Just as we expect a developing country to have a higher growth rate than a developed one, given that copying is easier than being at the technological cutting edge, so we also expect an economy recovering from a total war being fought on its territory to grow faster than one which is not. So while the growth rates are true we cannot use them as proof that larger governments will create more economic growth.

The real problem with Chang's position though is that he confuses two entirely different things. He talks about employment inflexibility: the way in which it's difficult to get fired and thus the workers all feel secure. He also talks about the existence of a decent welfare state: unemployment pay, health care, retraining opportunities and so on. The problem is that he sees these as being equal: both increase the security felt by the workers and thus increase their flexibility. Which is untrue: they work in very different ways indeed.
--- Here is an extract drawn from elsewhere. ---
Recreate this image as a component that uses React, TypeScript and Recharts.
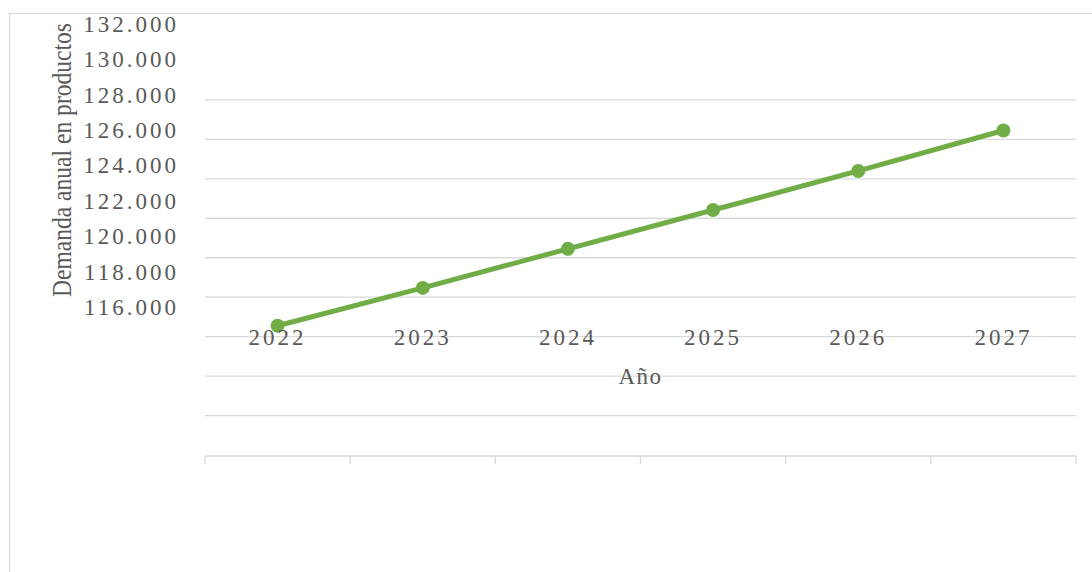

It is true that a decent welfare state does lead to greater flexibility in the economy. The workers (and everyone else in fact) will be less stuck in their ways if they know that a change in the economy does not mean destitution. But job security works entirely the other way around: those who are too secure in their jobs won't accept any change at all. Thus reducing the necessary flexibility of the economy.

The reason that this becomes important is because Chang points to the Nordics as evidence of his assertion that you can still have decent economic growth with a large government sector: indeed that it increases growth to have a large such sector. But the very success of the Nordics argues against all of the other strictures about free markets and capitalism that he wants us to understand and adopt. For it is true that they do have large and generous welfare benefits: the unemployment pay, the retraining and so on. They also have decent economic growth. But what they don't have is the sort of regulation, planning and government intervention into the economy that Chang proposes. Look behind the tax numbers (necessary to pay for those benefits) in the economic freedom index [3] and look instead at everything else. They have less regulation of markets than we do, greater economic freedom than even the US, less intervention into capitalism than just about anyone other than Hong Kong. Which is what makes the places work of course: as Scott Sumner is fond of pointing out, Denmark might well be the most classically liberal economy on the planet [4] underneath that welfare state.

All of which I admit I find rather amusing. It is true that the Nordics are nice places to live, despite those crippling tax rates (almost all of which are tumbling down). It is indeed true that they've had very decent economic growth over the years and decades. It's entirely true that they have a lavish social insurance system. But those economies work precisely because they ignore, do absolutely the opposite of, everything else that Chang proposes a government should do to an economy. They're more free market and capitalist than even the US: which is why they work. Indeed, it's probably true to say that the only way in which you can have a social safety net like they have is if you allow capitalism and markets to let rip: how else can you possibly afford to pay for it all?